The stop whining message is no different than that famous retort “let them eat cake,” attributed to Marie Antoinette before she lost her head. It also says that our would-be leaders are out of touch with what people are experiencing, which reminds me of President Bush back in February who, after hearing that gas prices might climb to $4.00 a gallon, responded "Oh, yeah? That's interesting. I hadn't heard that." How could he not have known this? It must be that he is so insulated and well fed himself that he doesn’t really care. Or maybe he likes high oil prices, given how close he is to oil interests.

 

That the government should do nothing in response to our economic problems was perfect economic advice for Herbert Hoover, at least from FDR’s point of view. Conservative rhetoric on the economy has not changed one bit in a hundred years. This rhetoric might sound okay when times are good and pundits on cable TV tell us about a rising stock market, but it sounds like illiterate and thoughtless nonsense when times are bad.
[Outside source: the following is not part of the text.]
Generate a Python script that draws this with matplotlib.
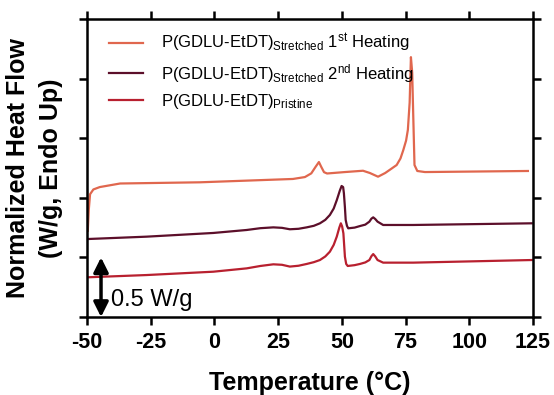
import matplotlib
matplotlib.use("Agg")
import matplotlib.pyplot as plt

plt.rcParams['font.family'] = ['Liberation Sans', 'DejaVu Sans']
plt.rcParams['mathtext.fontset'] = 'custom'
plt.rcParams['mathtext.rm'] = 'Liberation Sans'
plt.rcParams['mathtext.it'] = 'Liberation Sans'

# DSC traces (offset vertically, W/g)
t_first = [-50.0, -49.7, -49.3, -48.8, -47.5, -45.0, -37.0, -5.7, 30.8, 35.5, 38.0, 39.7,
           41.0, 41.9, 43.0, 44.2, 51.2, 58.3, 61.0, 64.2, 67.0, 69.5, 71.5, 73.0, 74.1, 75.2,
           75.9, 76.6, 77.1, 77.6, 78.0, 78.5, 79.6, 82.6, 123.0]
hf_first = [1.06, 0.72, 0.90, 1.03, 1.07, 1.09, 1.12, 1.13, 1.158, 1.174, 1.205, 1.26,
            1.30, 1.26, 1.215, 1.204, 1.216, 1.227, 1.208, 1.177, 1.208, 1.245, 1.275, 1.33, 1.40, 1.48,
            1.57, 1.80, 2.18, 2.05, 1.70, 1.275, 1.225, 1.216, 1.225]

t_second = [-49.9, -26.6, -0.45, 12.65, 18.0, 23.1, 26.5, 29.6, 33.0, 36.2, 39.0, 41.4,
            43.5, 45.3, 46.8, 48.0, 49.2, 49.9, 50.5, 50.8, 51.2, 51.5, 52.0, 52.5, 55.0,
            57.1, 59.2, 60.8, 61.6, 62.3, 63.1, 64.0, 66.2, 78.0, 124.5]
hf_second = [0.654, 0.674, 0.705, 0.730, 0.745, 0.752, 0.748, 0.736, 0.740, 0.752, 0.765, 0.786,
             0.815, 0.856, 0.91, 0.98, 1.06, 1.099, 1.09, 1.038, 0.92, 0.814, 0.765, 0.744, 0.750,
             0.763, 0.775, 0.800, 0.825, 0.836, 0.822, 0.800, 0.772, 0.772, 0.786]

t_pristine = [-49.9, -26.6, -0.45, 12.65, 18.0, 23.1, 26.5, 29.6, 33.0, 36.2, 39.0, 41.4,
              43.5, 45.3, 46.8, 48.0, 49.0, 49.6, 50.1, 50.6, 51.2, 51.7, 52.3, 55.0,
              57.1, 59.2, 60.8, 61.6, 62.3, 63.1, 64.0, 66.2, 78.0, 124.5]
hf_pristine = [0.333, 0.352, 0.380, 0.408, 0.428, 0.442, 0.438, 0.423, 0.430, 0.445, 0.460, 0.478,
               0.508, 0.548, 0.605, 0.674, 0.75, 0.786, 0.76, 0.702, 0.506, 0.445, 0.428, 0.435,
               0.445, 0.458, 0.478, 0.510, 0.528, 0.508, 0.478, 0.456, 0.456, 0.478]

labels = [r'P(GDLU-EtDT)$_{\mathregular{Stretched}}$ 1$^{\mathregular{st}}$ Heating',
          r'P(GDLU-EtDT)$_{\mathregular{Stretched}}$ 2$^{\mathregular{nd}}$ Heating',
          r'P(GDLU-EtDT)$_{\mathregular{Pristine}}$']
colors = ['#E0674E', '#5C0F2A', '#B8202F']

x_ticks = [-50, -25, 0, 25, 50, 75, 100, 125]
y_ticks = [0, 0.5, 1.0, 1.5, 2.0, 2.5]

fig = plt.figure(figsize=(5.54, 3.95), dpi=100)
ax = fig.add_axes([87 / 554, 1 - 317 / 395, 446 / 554, 298 / 395])

ax.plot(t_first, hf_first, color=colors[0], lw=1.6, label=labels[0])
ax.plot(t_second, hf_second, color=colors[1], lw=1.6, label=labels[1])
ax.plot(t_pristine, hf_pristine, color=colors[2], lw=1.6, label=labels[2])

ax.set_xlim(-50, 125)
ax.set_ylim(0, 2.5)
ax.set_xticks(x_ticks)
ax.set_xticklabels([str(v) for v in x_ticks], fontsize=15.5, fontweight='bold')
ax.set_yticks(y_ticks)
ax.set_yticklabels([])
ax.tick_params(direction='out', length=6, width=1.8, top=True, right=True, pad=5)
for s in ax.spines.values():
    s.set_linewidth(1.8)

ax.set_xlabel('Temperature (°C)', fontsize=18, fontweight='bold', labelpad=13)
ax.set_ylabel('Normalized Heat Flow\n(W/g, Endo Up)', fontsize=18, fontweight='bold',
              labelpad=6, linespacing=1.5)

# scale bar
ax.annotate('', xy=(-44.5, 0.0), xytext=(-44.5, 0.5),
            arrowprops=dict(arrowstyle='<|-|>', color='black', lw=2.5, mutation_scale=22,
                            shrinkA=0, shrinkB=0))
ax.text(-40.5, 0.14, '0.5 W/g', fontsize=17, va='center', ha='left')

ax.legend(loc='upper left', bbox_to_anchor=(0.035, 0.98), frameon=False, fontsize=12,
          handlelength=2.0, handletextpad=1.1, labelspacing=0.45, borderaxespad=0)

fig.savefig('out.png', dpi=100)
McCain and his supporters sound like Hoover’s advisors, whose hardened, ideological “truths” about the economy probably made the depression worse and opened the door to a revolutionary change in politics. It was off with their heads, and they had asked for it.

 

It’s true that a recession will sooner or later fix itself, but how long does that take (think in terms of years rather than months here) and why is it acceptable to let the standard of living of the public fall if something could be done to correct the situation? Why should voters tolerate that? Of course, they won’t tolerate it and they’ll communicate that at the polls. It would be quite the feat anyway for an incumbent party to win the White House in hard economic times. A cursory look at our electoral history will tell you that.

 

Is this what McCain and his supports are trying to say—that we should just stop whining and let the economy fix itself? If so, then McCain might just as well hand the victory to Obama because he could not possibly win with such irrelevant and thoughtless nonsense on the economy. Maybe McCain should get rid of Phil Graham and take some advice from an economist who actually understands how the economy works and use that information to produce a convincing vision on the economy.

 

The other plank to McCain’s economic plan is a tax cut. It’s probably an open secret among economists that tax cuts along lines of the Bush tax cuts will likely do very little for economic growth, yet McCain seems to be hanging his hat on this. While it is nice to have a bit more disposable income, the Bush tax cuts were sold to the public on a phony economic argument. The idea was simply that income tax cuts, though heavily favoring the rich, will stimulate investment and grow jobs.

 

The phony part of this reasoning is that income tax cuts, which increase disposable income, have no relationship at all to investment, which is mainly influenced through the interest rate. The conspicuous variable that would be influenced by income tax cuts is consumption. Given that the rich already consume at peak levels, however, a tax break for them would not do much to stimulate the economy through consumption either. Maybe a special tax break, such as an investment tax credit, would stimulate investment, but the idea that investment will grow because of an income tax cut to the rich is total fiction.  If the Bush tax cuts did stimulate growth, then why are we now looking at barely 1% growth? Where did all that stimulation go? Why did Bush feel compelled to offer the public a stimulus check from the Treasury? And why was there a need to extend unemployment benefits?

 
So, what’s McCain’s economic message? Let them eat cake? Follow the logic of the Bush tax cuts and tell the public they’ll grow investment, say nothing about oil, and portray complaints of hard times as whining? If this is McCain’s message, then the voters will likely respond with “off with their heads.”